### Set problem:
Look through the records below, count the lines with the word "Clone", and reply with only the number.

+++ Records to process +++

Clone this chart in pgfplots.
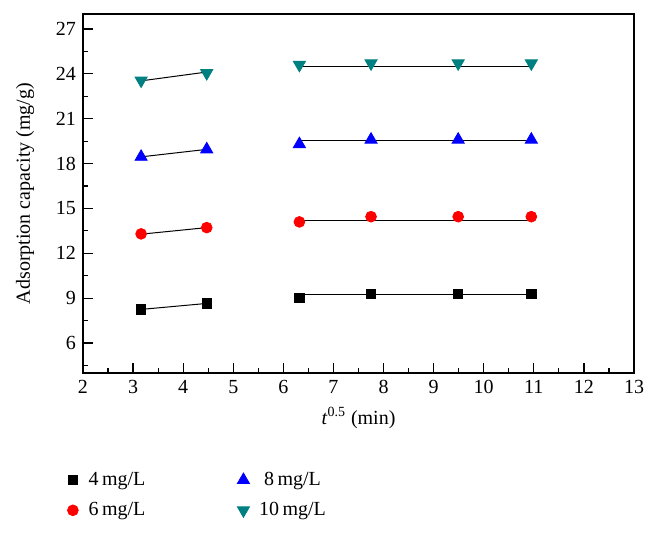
\documentclass[border=0pt]{standalone}
\usepackage{fontspec}
\setmainfont{Liberation Serif}
\usepackage{pgfplots}
\pgfplotsset{compat=1.18}
\definecolor{tealten}{RGB}{0,128,128}
\begin{document}
\begin{tikzpicture}
\path[use as bounding box] (0,0) rectangle (329pt,267pt);
\begin{axis}[
  at={(41.5pt,80.5pt)}, anchor=south west,
  scale only axis, width=275.5pt, height=179.5pt,
  xmin=2, xmax=13, ymin=4, ymax=28,
  xtick={2,...,13}, ytick={6,9,...,27},
  minor xtick={2.5,3.5,...,12.5}, minor ytick={4.5,7.5,...,25.5},
  tick align=inside, xtick pos=bottom, ytick pos=left,
  major tick length=5pt, minor tick length=2.5pt,
  axis line style={line width=0.75pt},
  every tick/.style={black, line width=0.6pt},
  /pgf/number format/assume math mode=true,
  xlabel={\textit{t}\textsuperscript{0.5} (min)},
  ylabel={Adsorption capacity (mg/g)},
  xlabel style={at={(axis description cs:0.5,-0.125)}, anchor=center},
  ylabel style={at={(axis description cs:-0.105,0.5)}, anchor=center},
  legend columns=2, transpose legend,
  legend style={at={(axis description cs:-0.041,-0.252)}, anchor=north west,
    draw=none, fill=none, /tikz/column 2/.style={column sep=44pt}, row sep=3pt},
  legend image code/.code={\path (0.05cm,0cm) (0.35cm,0cm);\draw[mark repeat=2,mark phase=2,#1] plot coordinates {(0.1cm,0cm)(0.15cm,0cm)(0.2cm,0cm)};},
]
% fit lines
\addplot[black, line width=0.5pt, forget plot] coordinates {(3.16,8.25)(4.47,8.65)};
\addplot[black, line width=0.5pt, forget plot] coordinates {(6.32,9.22)(10.95,9.22)};
\addplot[black, line width=0.5pt, forget plot] coordinates {(3.16,13.28)(4.47,13.72)};
\addplot[black, line width=0.5pt, forget plot] coordinates {(6.32,14.18)(10.95,14.18)};
\addplot[black, line width=0.5pt, forget plot] coordinates {(3.16,18.45)(4.47,18.95)};
\addplot[black, line width=0.5pt, forget plot] coordinates {(6.32,19.55)(10.95,19.55)};
\addplot[black, line width=0.5pt, forget plot] coordinates {(3.16,23.53)(4.47,24.12)};
\addplot[black, line width=0.5pt, forget plot] coordinates {(6.32,24.5)(10.95,24.5)};
% data
\addplot[only marks, mark=square*, mark size=2.3pt, draw=black, fill=black]
  coordinates {(3.16,8.25)(4.47,8.65)(6.32,9.0)(7.75,9.3)(9.49,9.3)(10.95,9.3)};
\addlegendentry{4\,mg/L}
\addplot[only marks, mark=*, mark size=2.7pt, draw=red, fill=red]
  coordinates {(3.16,13.3)(4.47,13.72)(6.32,14.1)(7.75,14.45)(9.49,14.45)(10.95,14.45)};
\addlegendentry{6\,mg/L}
\addplot[only marks, mark=triangle*, mark size=3.5pt, draw=blue, fill=blue]
  coordinates {(3.16,18.45)(4.47,18.95)(6.32,19.3)(7.75,19.6)(9.49,19.6)(10.95,19.6)};
\addlegendentry{8\,mg/L}
\addplot[only marks, mark=triangle*, mark options={rotate=180}, mark size=3.5pt, draw=tealten, fill=tealten]
  coordinates {(3.16,23.55)(4.47,24.05)(6.32,24.6)(7.75,24.7)(9.49,24.7)(10.95,24.7)};
\addlegendentry{10\,mg/L}
\end{axis}
\end{tikzpicture}
\end{document}
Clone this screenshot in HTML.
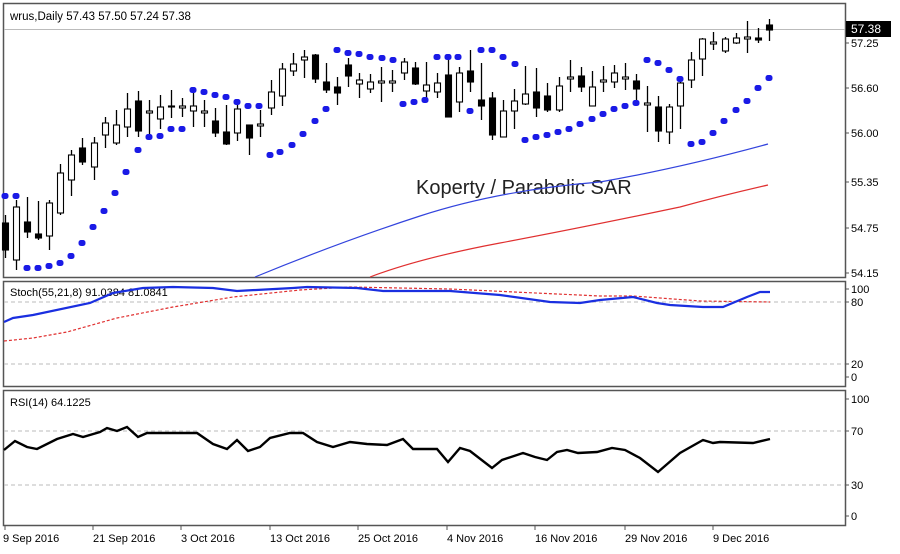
<!DOCTYPE html>
<html><head><meta charset="utf-8"><style>
body{margin:0;background:#fff;width:900px;height:554px;overflow:hidden}
svg{display:block}
text{font-family:"Liberation Sans",Tahoma,sans-serif;font-size:11px;fill:#000}
</style></head><body>
<svg id="s" width="900" height="554" viewBox="0 0 900 554" xmlns="http://www.w3.org/2000/svg">
<rect width="900" height="554" fill="#fff"/>
<rect x="3.5" y="3.5" width="842" height="274" fill="none" stroke="#555" stroke-width="1.5"/>
<rect x="3.5" y="281.5" width="842" height="105" fill="none" stroke="#555" stroke-width="1.5"/>
<rect x="3.5" y="390.5" width="842" height="135" fill="none" stroke="#555" stroke-width="1.5"/>
<line x1="4" y1="29.5" x2="845" y2="29.5" stroke="#bbb" stroke-width="1"/>
<g stroke="#bbb" stroke-dasharray="4,3" stroke-width="1">
<line x1="4" y1="302" x2="845" y2="302"/><line x1="4" y1="364" x2="845" y2="364"/>
<line x1="4" y1="431" x2="845" y2="431"/><line x1="4" y1="485" x2="845" y2="485"/>
</g>
<text x="10" y="20" style="font-size:11.5px">wrus,Daily  57.43 57.50 57.24 57.38</text>
<text x="10" y="296">Stoch(55,21,8) 91.0384 81.0841</text>
<text x="10" y="406">RSI(14) 64.1225</text>
<text x="416" y="194" style="font-size:20px;fill:#222">Koperty / Parabolic SAR</text>
<g stroke="#555" stroke-width="1">
<line x1="845" y1="43" x2="849" y2="43"/><line x1="845" y1="88" x2="849" y2="88"/><line x1="845" y1="133" x2="849" y2="133"/><line x1="845" y1="182" x2="849" y2="182"/><line x1="845" y1="228" x2="849" y2="228"/><line x1="845" y1="273" x2="849" y2="273"/>
<line x1="845" y1="289" x2="849" y2="289"/><line x1="845" y1="302" x2="849" y2="302"/><line x1="845" y1="364" x2="849" y2="364"/><line x1="845" y1="377" x2="849" y2="377"/>
<line x1="845" y1="399" x2="849" y2="399"/><line x1="845" y1="431" x2="849" y2="431"/><line x1="845" y1="485" x2="849" y2="485"/><line x1="845" y1="516" x2="849" y2="516"/>
</g>
<g style="font-size:11.5px">
<text x="851" y="47">57.25</text><text x="851" y="92">56.60</text><text x="851" y="137">56.00</text><text x="851" y="186">55.35</text><text x="851" y="232">54.75</text><text x="851" y="277">54.15</text>
<text x="851" y="293">100</text><text x="851" y="306">80</text><text x="851" y="368">20</text><text x="851" y="381">0</text>
<text x="851" y="403">100</text><text x="851" y="435">70</text><text x="851" y="489">30</text><text x="851" y="520">0</text>
</g>
<rect x="846" y="21" width="45" height="16" fill="#000"/><text x="851" y="33" style="fill:#fff;font-size:12px">57.38</text>
<g stroke="#555"><line x1="5" y1="526" x2="5" y2="530"/><line x1="93" y1="526" x2="93" y2="530"/><line x1="181" y1="526" x2="181" y2="530"/><line x1="270" y1="526" x2="270" y2="530"/><line x1="358" y1="526" x2="358" y2="530"/><line x1="447" y1="526" x2="447" y2="530"/><line x1="535" y1="526" x2="535" y2="530"/><line x1="625" y1="526" x2="625" y2="530"/><line x1="713" y1="526" x2="713" y2="530"/></g>
<g style="font-size:11.5px">
<text x="3" y="542">9 Sep 2016</text><text x="93" y="542">21 Sep 2016</text><text x="181" y="542">3 Oct 2016</text><text x="270" y="542">13 Oct 2016</text><text x="358" y="542">25 Oct 2016</text><text x="447" y="542">4 Nov 2016</text><text x="535" y="542">16 Nov 2016</text><text x="625" y="542">29 Nov 2016</text><text x="713" y="542">9 Dec 2016</text>
</g>
<path fill="none" stroke="#3344dd" stroke-width="1.2" d="M255,277 Q340,242 420,216 T600,182 Q680,168 768,144"/>
<path fill="none" stroke="#e03030" stroke-width="1.2" d="M370,277 Q420,258 500,243 T680,207 Q720,196 768,185"/>
<polyline fill="none" stroke="#e03030" stroke-width="1.2" stroke-dasharray="3,2" points="4,341 33,338 67,332 117,318 173,307 233,297 300,290 350,287 450,289 600,296 633,296 700,301 770,302"/>
<polyline fill="none" stroke="#1a2fe0" stroke-width="2.2" points="4,322 13,318 33,315 90,303 113,293 143,288 173,287 213,288 237,291 293,288 307,287 357,288 383,291 450,291 500,295 550,302 580,303 600,300 633,297 657,303 670,305 703,307 723,307 747,297 760,292 770,292"/>
<polyline fill="none" stroke="#000" stroke-width="2.4" points="4,450 15,441 27,447 37,449 57,439 73,434 83,437 100,432 107,428 117,431 127,427 138,437 147,433 197,433 213,444 227,449 237,440 248,451 260,447 270,438 290,433 303,433 317,442 333,447 350,442 367,444 387,445 403,439 413,449 437,449 448,462 460,448 470,451 492,468 502,460 523,453 535,457 547,460 557,452 567,450 578,453 597,452 612,448 625,450 640,458 658,472 680,453 703,440 713,443 720,442 753,443 770,439"/>
<g id="c"></g><g id="d" fill="#1a1ae6"></g>
</svg>
<script>
var C=[[223,250,215,258,1],[207,260,200,270,0],[222,232,197,238,1],[234,238,201,240,1],[203,236,200,250,0],[173,213,164,215,0],[155,180,150,196,0],[148,162,138,165,1],[143,167,137,180,0],[123,135,117,148,0],[125,143,110,145,0],[109,127,93,137,0],[101,131,91,137,1],[111,113,100,137,0],[107,119,95,129,0],[106,107,90,118,0],[106,108,98,117,0],[106,111,93,127,0],[111,113,100,127,0],[121,133,108,137,1],[132,144,105,145,1],[109,133,103,141,0],[125,138,125,155,1],[124,126,110,137,0],[92,108,80,115,0],[69,96,63,106,0],[64,71,53,76,0],[57,60,50,78,0],[55,79,54,83,1],[82,90,63,93,1],[87,93,77,105,1],[65,76,58,87,1],[80,84,73,98,0],[82,89,74,93,0],[81,83,67,102,0],[81,83,70,92,0],[62,73,58,80,0],[68,84,62,85,1],[85,91,62,100,0],[83,92,73,98,0],[75,117,58,117,1],[73,102,67,112,0],[71,82,50,92,1],[100,106,63,120,1],[98,135,92,140,1],[111,137,100,137,0],[101,111,89,129,0],[94,104,66,105,0],[92,108,68,117,1],[96,110,83,112,1],[86,110,77,112,0],[77,79,60,92,0],[76,87,67,92,1],[87,106,71,106,0],[80,82,66,92,0],[73,82,65,88,0],[77,79,63,90,0],[81,89,74,100,1],[103,105,86,132,0],[107,131,96,142,1],[107,132,104,144,0],[83,106,82,129,0],[60,80,52,88,0],[39,59,38,76,0],[42,44,32,50,0],[39,51,37,53,0],[38,43,33,44,0],[37,39,21,53,0],[38,40,28,43,1],[25,30,19,41,1]];
var g=document.getElementById('c'),h='';
C.forEach(function(c,i){var x=Math.round(5+i*11.07)+0.5;
h+='<line x1="'+x+'" y1="'+c[2]+'" x2="'+x+'" y2="'+c[3]+'" stroke="#000" stroke-width="1.3"/>';
var hb=Math.max(c[1]-c[0],1);
h+='<rect x="'+(x-3)+'" y="'+c[0]+'" width="6" height="'+hb+'" fill="'+(c[4]?'#000':'#fff')+'" stroke="#000" stroke-width="1.1"/>';});
g.innerHTML=h;
var D=[[5,196],[16,196],[27,268],[38,268],[49,266],[60,263],[71,256],[82,243],[93,227],[104,211],[115,193],[126,172],[138,150],[149,137],[160,136],[171,129],[182,129],[193,90],[204,92],[215,95],[226,97],[237,102],[248,106],[259,106],[270,155],[280,152],[292,145],[303,134],[315,121],[326,109],[337,50],[348,53],[359,54],[370,57],[382,58],[393,60],[403,104],[414,102],[425,100],[437,57],[448,57],[458,57],[470,111],[481,50],[492,50],[503,57],[515,64],[525,140],[536,137],[547,135],[558,132],[569,129],[580,124],[592,119],[603,114],[614,109],[625,106],[636,103],[647,60],[658,63],[669,70],[680,79],[691,144],[702,142],[713,133],[724,121],[736,110],[747,101],[758,88],[769,78]];
var d=document.getElementById('d'),k='';
D.forEach(function(p){k+='<rect x="'+(p[0]-3.5)+'" y="'+(p[1]-3)+'" width="7" height="6" rx="2.5"/>';});
d.innerHTML=k;
</script>
</body></html>
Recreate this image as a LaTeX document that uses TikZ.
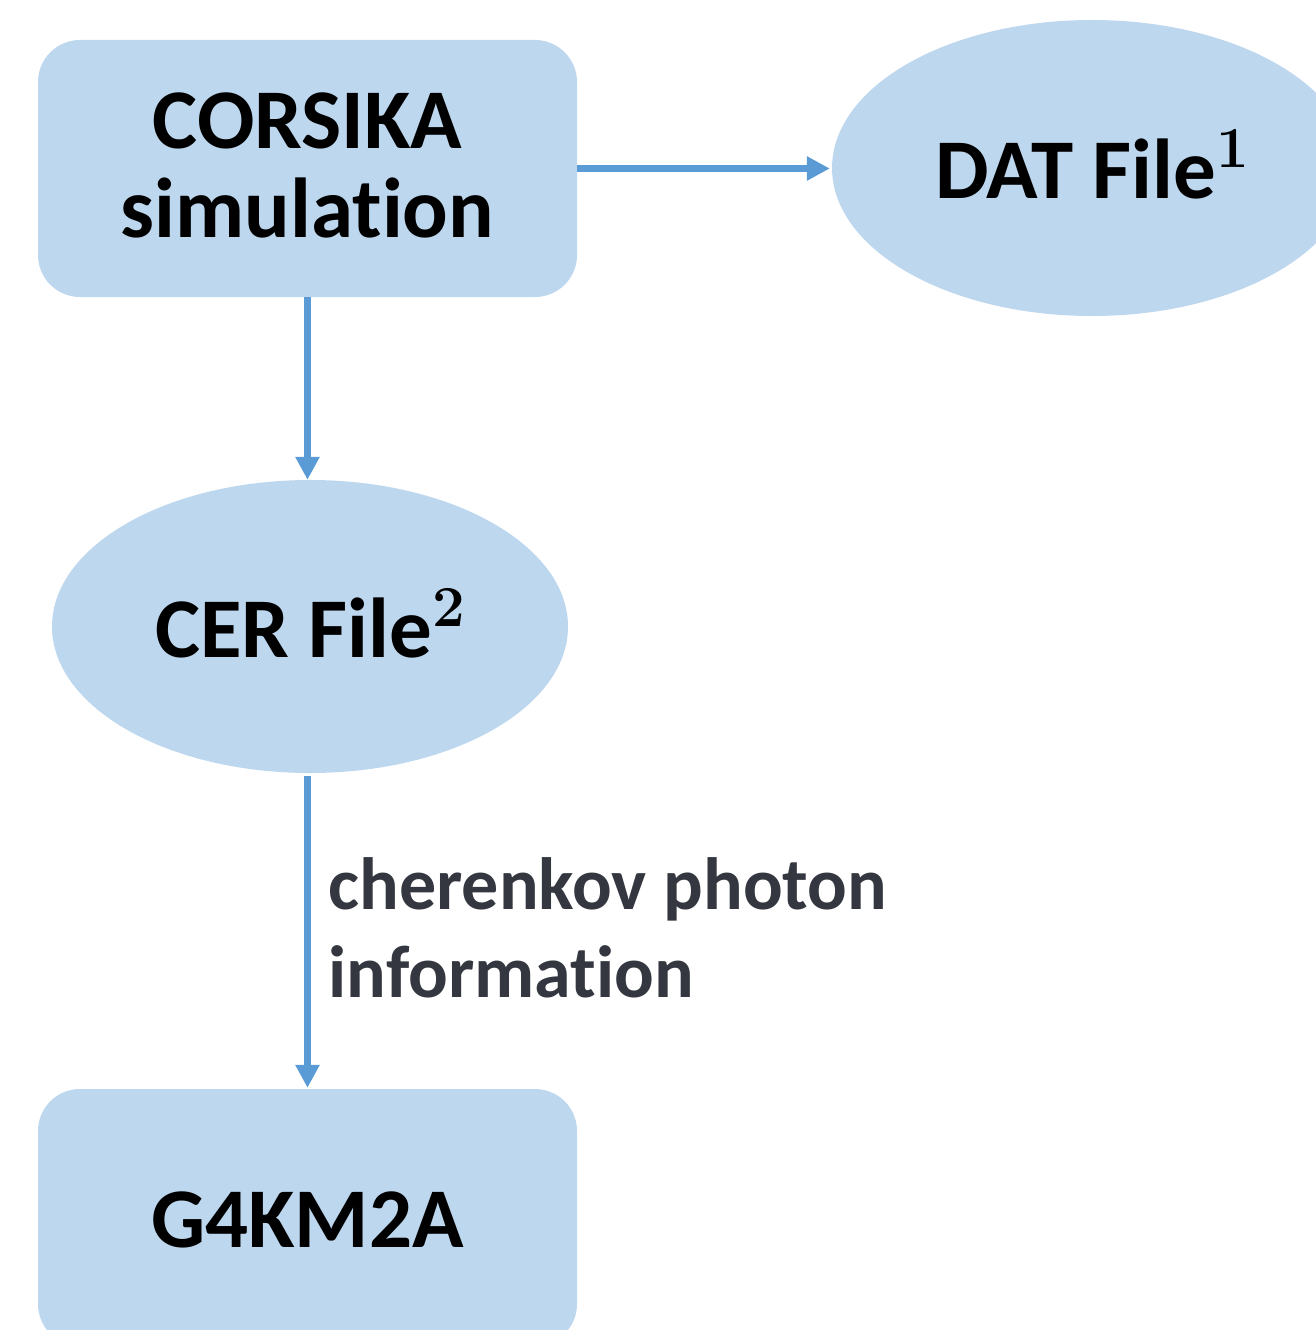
\documentclass[tikz,border=0pt]{standalone}
\usepackage[no-math]{fontspec}
\setmainfont{Carlito}[Ligatures=NoCommon]
\usetikzlibrary{arrows.meta,shapes.geometric}
\definecolor{boxfill}{HTML}{BDD7EE}
\definecolor{flow}{HTML}{5B9BD5}
\definecolor{note}{HTML}{343740}
% serif footnote marker set beside the file names
\newcommand{\filemark}[1]{\raisebox{31pt}{\fontfamily{lmr}\fontseries{bx}\fontsize{58}{58}\selectfont #1}}
\begin{document}
\begin{tikzpicture}[x=1pt,y=-1pt,
  stage/.style={rectangle, rounded corners=42pt, fill=boxfill,
    minimum width=539pt, minimum height=257pt, inner sep=0pt,
    font=\fontsize{85}{89}\selectfont\bfseries, align=center},
  datafile/.style={ellipse, fill=boxfill, inner sep=0pt,
    font=\fontsize{85}{89}\selectfont\bfseries},
  flowarrow/.style={draw=flow, line width=7pt,
    -{Triangle[length=23pt,width=23pt]}},
  notetext/.style={font=\fontsize{74}{88}\selectfont\bfseries,
    text=note, align=left}
]
\useasboundingbox (0,0) rectangle (1315,1330);

% processing stages and output files
\node[stage, text height=137pt, text depth=0pt] (corsika) at (307.5,168.5)
  {CORSIKA\\simulation};
\node[datafile, minimum width=520pt, minimum height=296pt,
  text height=60pt, text depth=0pt] (dat) at (1092,168) {DAT File\filemark{1}};
\node[datafile, minimum width=516pt, minimum height=293pt,
  text height=62pt, text depth=0pt] (cer) at (310,626.5) {CER File\filemark{2}};
\node[stage, text height=59pt, text depth=0pt] (g4) at (307.5,1217.5)
  {G4KM2A};

% data flow
\draw[flowarrow, shorten >=2pt] (corsika.east) -- (corsika.east -| dat.west);
\draw[flowarrow] (corsika.south) -- (corsika.south |- cer.north);
\draw[flowarrow, shorten <=3pt, shorten >=1pt]
  (corsika.south |- cer.south) -- (corsika.south |- g4.north);

\node[notetext, anchor=base west] (photoninfo) at (325,997)
  {cherenkov photon\\information};
\end{tikzpicture}
\end{document}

+++

### Written reply:
2